The recordings of tracks that didn't make it to the original also add value to this collection, none more so than the mighty Running Up The Harbour, a jam that sounds a bit like Sweet Little Mystery speeded up with just one verse and a chorus for lyrics (Martyn pads out his vocals with a bit of Scat and some improvised gibberish and word-association). I guess that this track remained unfinished as the feel-good vibe of this song was not conducive to the permeating sorrow that defines the album. That seems a shame, but the rough-cut version preserved for this re-issue is perhaps more of a delight through its incompleteness.

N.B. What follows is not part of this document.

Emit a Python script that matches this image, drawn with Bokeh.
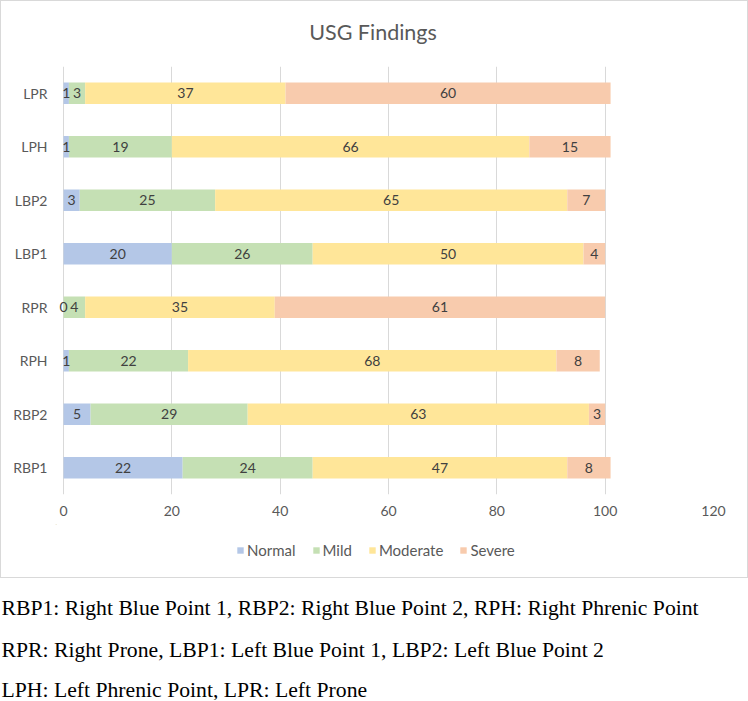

This was an impulse buy on my part due to the death of the portable hard-drive that once held my music collection, so in my impatience I bought the MP3 version not realising that there were live tracks on what would be the first disc of this 2 disc set. Usually the split second gap between tracks that are either live or mixed together can prove fatal, yet luckily the gap is less noticeable as the live set (originally broadcast on BBC TV's Rock Goes to College series) was edited to squeeze in the music so the gaps in the live soundtrack synch well enough to the MP3 gaps. As a result, you don't miss a beat of any of the live tracks.
So in either format, this is a highly recommended purchase, capturing a vastly underrated artist at the peak of his powers. If you know Martyn's work, this will enlighten you. If you don't, this should seduce you.